• Your goal: Extract the whole listing as it stands. Do not include the pictures.

• Recorded information:
______________________________

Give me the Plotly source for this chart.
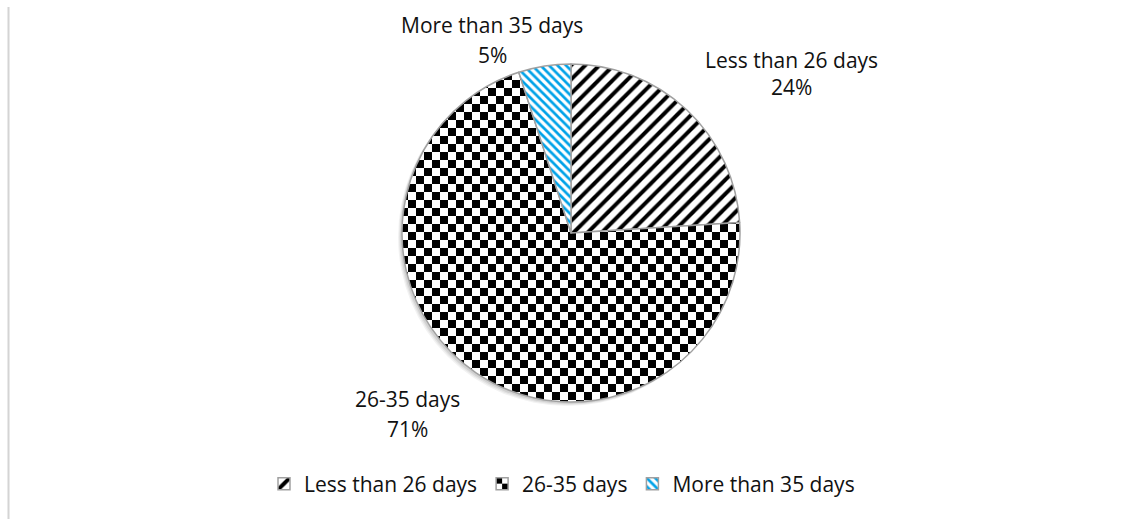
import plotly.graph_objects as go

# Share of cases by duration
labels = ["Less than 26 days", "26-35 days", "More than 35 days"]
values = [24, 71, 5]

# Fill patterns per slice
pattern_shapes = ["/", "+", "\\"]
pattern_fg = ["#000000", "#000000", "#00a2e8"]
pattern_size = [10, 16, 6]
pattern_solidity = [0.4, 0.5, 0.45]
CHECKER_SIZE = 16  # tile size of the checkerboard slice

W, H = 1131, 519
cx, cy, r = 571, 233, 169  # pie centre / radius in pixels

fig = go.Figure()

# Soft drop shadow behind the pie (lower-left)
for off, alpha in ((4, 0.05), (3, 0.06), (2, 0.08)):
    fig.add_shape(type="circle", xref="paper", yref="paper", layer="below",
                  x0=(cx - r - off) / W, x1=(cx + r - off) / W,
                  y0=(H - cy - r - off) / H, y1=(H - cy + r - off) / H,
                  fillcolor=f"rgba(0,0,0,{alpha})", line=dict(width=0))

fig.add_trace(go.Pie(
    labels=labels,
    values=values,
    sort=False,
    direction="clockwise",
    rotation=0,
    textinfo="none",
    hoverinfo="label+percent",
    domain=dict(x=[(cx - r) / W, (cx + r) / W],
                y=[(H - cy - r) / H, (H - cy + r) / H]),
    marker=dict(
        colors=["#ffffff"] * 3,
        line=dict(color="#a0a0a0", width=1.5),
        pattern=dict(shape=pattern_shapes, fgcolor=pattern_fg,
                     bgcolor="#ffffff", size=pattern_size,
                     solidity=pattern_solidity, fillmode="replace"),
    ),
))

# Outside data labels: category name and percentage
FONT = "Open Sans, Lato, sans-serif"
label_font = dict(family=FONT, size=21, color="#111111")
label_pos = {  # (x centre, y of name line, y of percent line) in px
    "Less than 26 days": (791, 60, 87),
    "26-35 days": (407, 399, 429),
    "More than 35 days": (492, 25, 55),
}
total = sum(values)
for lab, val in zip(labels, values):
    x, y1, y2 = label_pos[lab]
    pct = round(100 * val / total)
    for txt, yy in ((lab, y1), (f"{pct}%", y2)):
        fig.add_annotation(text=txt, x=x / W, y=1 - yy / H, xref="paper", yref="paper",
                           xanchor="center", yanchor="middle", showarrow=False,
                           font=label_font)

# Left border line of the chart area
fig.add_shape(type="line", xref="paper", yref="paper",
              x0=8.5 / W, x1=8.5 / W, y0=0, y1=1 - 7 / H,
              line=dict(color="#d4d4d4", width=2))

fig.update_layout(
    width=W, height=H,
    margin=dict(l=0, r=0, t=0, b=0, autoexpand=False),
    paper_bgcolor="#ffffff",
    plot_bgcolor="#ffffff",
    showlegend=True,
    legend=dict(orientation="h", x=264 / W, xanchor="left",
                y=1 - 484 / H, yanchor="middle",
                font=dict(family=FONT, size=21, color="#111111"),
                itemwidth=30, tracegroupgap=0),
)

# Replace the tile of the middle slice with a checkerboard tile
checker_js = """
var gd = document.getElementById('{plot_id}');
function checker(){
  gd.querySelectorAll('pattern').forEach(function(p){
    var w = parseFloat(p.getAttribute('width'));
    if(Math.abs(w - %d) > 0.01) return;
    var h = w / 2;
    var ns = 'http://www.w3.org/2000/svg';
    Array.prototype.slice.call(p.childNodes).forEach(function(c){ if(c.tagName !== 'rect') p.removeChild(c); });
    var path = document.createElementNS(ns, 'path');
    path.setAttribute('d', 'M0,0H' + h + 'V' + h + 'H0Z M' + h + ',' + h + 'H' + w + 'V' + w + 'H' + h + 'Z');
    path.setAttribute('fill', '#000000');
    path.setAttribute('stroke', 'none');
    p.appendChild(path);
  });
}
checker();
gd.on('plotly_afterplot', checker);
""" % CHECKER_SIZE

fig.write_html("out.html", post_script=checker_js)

______________________________

• Task response:
Give me the Plotly source for this chart.
import plotly.graph_objects as go

# Share of cases by duration
labels = ["Less than 26 days", "26-35 days", "More than 35 days"]
values = [24, 71, 5]

# Fill patterns per slice
pattern_shapes = ["/", "+", "\\"]
pattern_fg = ["#000000", "#000000", "#00a2e8"]
pattern_size = [10, 16, 6]
pattern_solidity = [0.4, 0.5, 0.45]
CHECKER_SIZE = 16  # tile size of the checkerboard slice

W, H = 1131, 519
cx, cy, r = 571, 233, 169  # pie centre / radius in pixels

fig = go.Figure()

# Soft drop shadow behind the pie (lower-left)
for off, alpha in ((4, 0.05), (3, 0.06), (2, 0.08)):
    fig.add_shape(type="circle", xref="paper", yref="paper", layer="below",
                  x0=(cx - r - off) / W, x1=(cx + r - off) / W,
                  y0=(H - cy - r - off) / H, y1=(H - cy + r - off) / H,
                  fillcolor=f"rgba(0,0,0,{alpha})", line=dict(width=0))

fig.add_trace(go.Pie(
    labels=labels,
    values=values,
    sort=False,
    direction="clockwise",
    rotation=0,
    textinfo="none",
    hoverinfo="label+percent",
    domain=dict(x=[(cx - r) / W, (cx + r) / W],
                y=[(H - cy - r) / H, (H - cy + r) / H]),
    marker=dict(
        colors=["#ffffff"] * 3,
        line=dict(color="#a0a0a0", width=1.5),
        pattern=dict(shape=pattern_shapes, fgcolor=pattern_fg,
                     bgcolor="#ffffff", size=pattern_size,
                     solidity=pattern_solidity, fillmode="replace"),
    ),
))

# Outside data labels: category name and percentage
FONT = "Open Sans, Lato, sans-serif"
label_font = dict(family=FONT, size=21, color="#111111")
label_pos = {  # (x centre, y of name line, y of percent line) in px
    "Less than 26 days": (791, 60, 87),
    "26-35 days": (407, 399, 429),
    "More than 35 days": (492, 25, 55),
}
total = sum(values)
for lab, val in zip(labels, values):
    x, y1, y2 = label_pos[lab]
    pct = round(100 * val / total)
    for txt, yy in ((lab, y1), (f"{pct}%", y2)):
        fig.add_annotation(text=txt, x=x / W, y=1 - yy / H, xref="paper", yref="paper",
                           xanchor="center", yanchor="middle", showarrow=False,
                           font=label_font)

# Left border line of the chart area
fig.add_shape(type="line", xref="paper", yref="paper",
              x0=8.5 / W, x1=8.5 / W, y0=0, y1=1 - 7 / H,
              line=dict(color="#d4d4d4", width=2))

fig.update_layout(
    width=W, height=H,
    margin=dict(l=0, r=0, t=0, b=0, autoexpand=False),
    paper_bgcolor="#ffffff",
    plot_bgcolor="#ffffff",
    showlegend=True,
    legend=dict(orientation="h", x=264 / W, xanchor="left",
                y=1 - 484 / H, yanchor="middle",
                font=dict(family=FONT, size=21, color="#111111"),
                itemwidth=30, tracegroupgap=0),
)

# Replace the tile of the middle slice with a checkerboard tile
checker_js = """
var gd = document.getElementById('{plot_id}');
function checker(){
  gd.querySelectorAll('pattern').forEach(function(p){
    var w = parseFloat(p.getAttribute('width'));
    if(Math.abs(w - %d) > 0.01) return;
    var h = w / 2;
    var ns = 'http://www.w3.org/2000/svg';
    Array.prototype.slice.call(p.childNodes).forEach(function(c){ if(c.tagName !== 'rect') p.removeChild(c); });
    var path = document.createElementNS(ns, 'path');
    path.setAttribute('d', 'M0,0H' + h + 'V' + h + 'H0Z M' + h + ',' + h + 'H' + w + 'V' + w + 'H' + h + 'Z');
    path.setAttribute('fill', '#000000');
    path.setAttribute('stroke', 'none');
    p.appendChild(path);
  });
}
checker();
gd.on('plotly_afterplot', checker);
""" % CHECKER_SIZE

fig.write_html("out.html", post_script=checker_js)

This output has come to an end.